Discussion in 'Software' started by The40, May 31, 2004.

  1. The40

    The40 Private E-2

    I have been having problems running "Call of Duty" on my machine due to issues with my graphics card. It is an ATI Rage 128 32M. It keeps telling me it has compatibilty issues, specifically that I need Directx 9.0. I tried to update my drivers using ATI's website.I have tried to uninstall my old drivers and install the most up-to-date ones and, then installing Directx 9 but having no luck. I have found plenty of people who HATE the graphics card though. Any suggestions?
     
  2. G.T.

    G.T. R.I.P February 4, 2007. You will be missed.

    Minimum requirements for Call Of Duty starts with the following line: "3D Hardware Accelerator Card required - 100% DirectX® 9.0b compatible 32MB Hardware T&L-capable video card and latest drivers". (See here - Activision support site

    Your old rage card does not have hardware transform & lighting built in, and won't be able to play it. It's not a driver/DirectX issue, the hardware physically has to have that built in. You'll need a new video card to play it. This is not just a COD issue; quite a few of the new games coming out require that, and at least one requires the advanced DirectX9 programmable shaders that are, again hardware. As games get tougher to display, the older cards simply aren't capable of playing them.
     
  3. The40

    The40 Private E-2

    Thanks for the response. I am not real familiar with Video cards so bear with me here. From what I can tell I should have a capable card. It is an ATI Rage 128 32M. Again... not real familiar with them but from what I understand It should be ok. From reading online forums though I have found no positive responses about this card and plenty of angry people about it. Apparently it is nothing but horrible. I was hoping there was some round about way of fixing this, but from those I have talked to it doesnt look like it. With this info is it still a problem with the graphics cards specs? Or is it a problem with the brand/version of card I have. I am wondering for informational purposes only because I replaced the damn thing anyway. Again, I appreciate the help.
     
  4. G.T.

    G.T. R.I.P February 4, 2007. You will be missed.

    There's nothing wrong with the ATI Rage series; I used one some years back and was happy with it. "A few years back" is the key though. It's a very old design, and not adequate for today's games.
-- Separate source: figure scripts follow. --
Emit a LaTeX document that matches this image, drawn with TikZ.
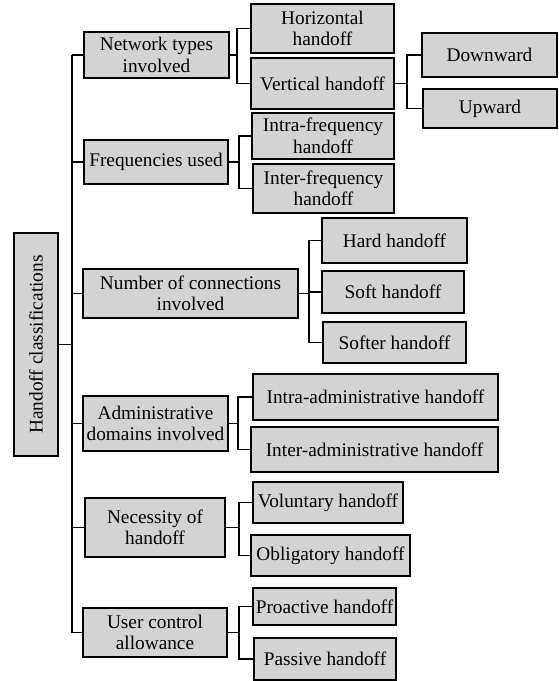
\documentclass[tikz,border=0pt]{standalone}
\usepackage{fontspec}
\setmainfont{Liberation Serif}
\definecolor{boxgray}{RGB}{211,211,211}
\begin{document}
\begin{tikzpicture}[x=1pt,y=-1pt,
  bx/.style={draw=black,fill=boxgray,line width=1.4pt,inner sep=0pt,align=center,
    font=\fontsize{19.3}{21.5}\selectfont},
  ln/.style={line width=1.4pt}]
\useasboundingbox (0,0) rectangle (558,681);
% root
\node[bx,rotate=90,minimum width=223pt,minimum height=44pt] (root) at (36,344.5) {Handoff classifications};
% level 1
\node[bx,minimum width=145pt,minimum height=46pt] (net) at (156.5,55) {Network types\\involved};
\node[bx,minimum width=144pt,minimum height=44pt] (frq) at (156,162) {Frequencies used};
\node[bx,minimum width=215pt,minimum height=49pt] (num) at (190.5,293.5) {Number of connections\\involved};
\node[bx,minimum width=145pt,minimum height=55pt] (adm) at (155.5,423.5) {Administrative\\domains involved};
\node[bx,minimum width=140pt,minimum height=59pt] (nec) at (155,527.5) {Necessity of\\handoff};
\node[bx,minimum width=144pt,minimum height=49pt] (usr) at (155,632.5) {User control\\allowance};
% level 2
\node[bx,minimum width=143pt,minimum height=49pt] (hor) at (322.5,28.5) {Horizontal\\handoff};
\node[bx,minimum width=143pt,minimum height=51pt] (ver) at (322.5,83.5) {Vertical handoff};
\node[bx,minimum width=135pt,minimum height=44pt] (down) at (489.5,55) {Downward};
\node[bx,minimum width=134pt,minimum height=39pt] (up) at (490,108.5) {Upward};
\node[bx,minimum width=142pt,minimum height=46pt] (intraf) at (323,136) {Intra-frequency\\handoff};
\node[bx,minimum width=141pt,minimum height=49pt] (interf) at (323.5,188.5) {Inter-frequency\\handoff};
\node[bx,minimum width=145pt,minimum height=45pt] (hard) at (394.5,240.5) {Hard handoff};
\node[bx,minimum width=142pt,minimum height=42pt] (soft) at (393,292) {Soft handoff};
\node[bx,minimum width=143pt,minimum height=41pt] (softer) at (394.5,342.5) {Softer handoff};
\node[bx,minimum width=245pt,minimum height=46pt] (intraa) at (375.5,397) {Intra-administrative handoff};
\node[bx,minimum width=247pt,minimum height=45pt] (intera) at (374.5,449.5) {Inter-administrative handoff};
\node[bx,minimum width=150pt,minimum height=41pt] (vol) at (328,502.5) {Voluntary handoff};
\node[bx,minimum width=159pt,minimum height=41pt] (obl) at (330.5,555.5) {Obligatory handoff};
\node[bx,minimum width=143pt,minimum height=37pt] (pro) at (324.5,606.5) {Proactive handoff};
\node[bx,minimum width=142pt,minimum height=42pt] (pas) at (325,659) {Passive handoff};
% bracket coordinates
\coordinate (sp) at (72,0);
\coordinate (bnet) at (237,0);
\coordinate (bfrq) at (239,0);
\coordinate (bver) at (407,0);
\coordinate (bnum) at (309,0);
\coordinate (badm) at (238,0);
\coordinate (bnec) at (239,0);
\coordinate (busr) at (239,0);
% spine
\draw[ln] (root.south) -- (root.south -| sp);
\draw[ln] (net.west -| sp) -- (usr.west -| sp);
\foreach \n in {net,frq,num,adm,nec,usr} \draw[ln] (\n.west) -- (\n.west -| sp);
% groups
\draw[ln] (net.east) -- (net.east -| bnet);
\draw[ln] (hor.west) -- (bnet |- hor.west) -- (bnet |- ver.west) -- (ver.west);
\draw[ln] (frq.east) -- (frq.east -| bfrq);
\draw[ln] (intraf.west) -- (bfrq |- intraf.west) -- (bfrq |- interf.west) -- (interf.west);
\draw[ln] (ver.east) -- (ver.east -| bver);
\draw[ln] (down.west) -- (bver |- down.west) -- (bver |- up.west) -- (up.west);
\draw[ln] (num.east) -- (num.east -| bnum);
\draw[ln] (hard.west) -- (bnum |- hard.west) -- (bnum |- softer.west) -- (softer.west);
\draw[ln] (soft.west) -- (bnum |- soft.west);
\draw[ln] (adm.east) -- (adm.east -| badm);
\draw[ln] (intraa.west) -- (badm |- intraa.west) -- (badm |- intera.west) -- (intera.west);
\draw[ln] (nec.east) -- (nec.east -| bnec);
\draw[ln] (vol.west) -- (bnec |- vol.west) -- (bnec |- obl.west) -- (obl.west);
\draw[ln] (usr.east) -- (usr.east -| busr);
\draw[ln] (pro.west) -- (busr |- pro.west) -- (busr |- pas.west) -- (pas.west);
\end{tikzpicture}
\end{document}
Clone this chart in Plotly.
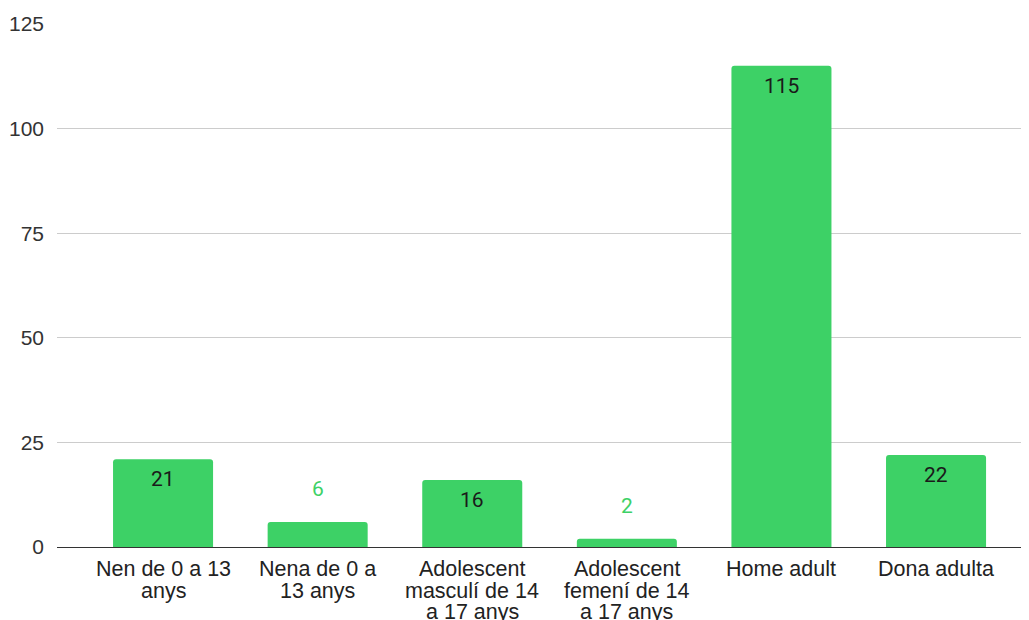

    Until last year, older video cards would run most games, just without the newest details and eye candy, and in some cases, very slowly (low frame rates, which cause visible flickering and slowed down action). In the never-ending quest for better visuals and more realistic details, games have gotten much more demanding on the system, both general CPU processing, and on the graphics card's ability to process and render frames. Every year cards got faster, with more and faster ram, then they went to graphics processors right on the video card to handle the calculations needed for generating the picture frames. More and more of the work was offloaded from the main CPU and handled directly by the video card. Then came Transform and Lighting functions; special sections of the video card processor which speeded things up dramatically and handled much more complex lighting, shadow, and fog effects, then programmable pixel shaders for DirectX9, all of which are hardware. The best current cards have more transistors in the processing unit than your CPU has, and has much faster ram than the main system ram. And the newest games have gotten to the point where these things are mandatory to run the game at all, forget about show and ugly.

    Your old Rage card has no onboard processing or any of the newer features, and it's VERY slow by today's standards. It's simply too old a design to run the new stuff. "Hating" it is the wrong outlook. Like a Model T Ford, it was great in it's day, but it's day is over.
     
  5. The40

    The40 Private E-2

    Thanks, I appreciate the help. I ordered a replacment/newer/faster card and this should fix the problem.
     
  6. The40

    The40 Private E-2

    I got an offer today from a friend for a $25 used card: XFX GeForce FX 5200 128MB DDR 8X AGP. Will this be sufficient?


    (I have 1.8 P4, 640M RAM)
     
  7. G.T.

    G.T. R.I.P February 4, 2007. You will be missed.

    The FX-5200 is a true DirectX 9 card, so it WILL play the current games, but it is a bottom end bargain card with poor performance. The new demanding games will play very slowly, with choppy framerates, which is no doubt why it's for sale so cheap. You most likely won't be happy with it's performance. For gaming, I'd recommend at least an ATI 9200 non-SE card. Look around the Hardware forum; there are lots of threads dedicated to video cards and opinions on them. Games are the most demanding things you'll throw at your computer; cheap and older cards don't do it very well.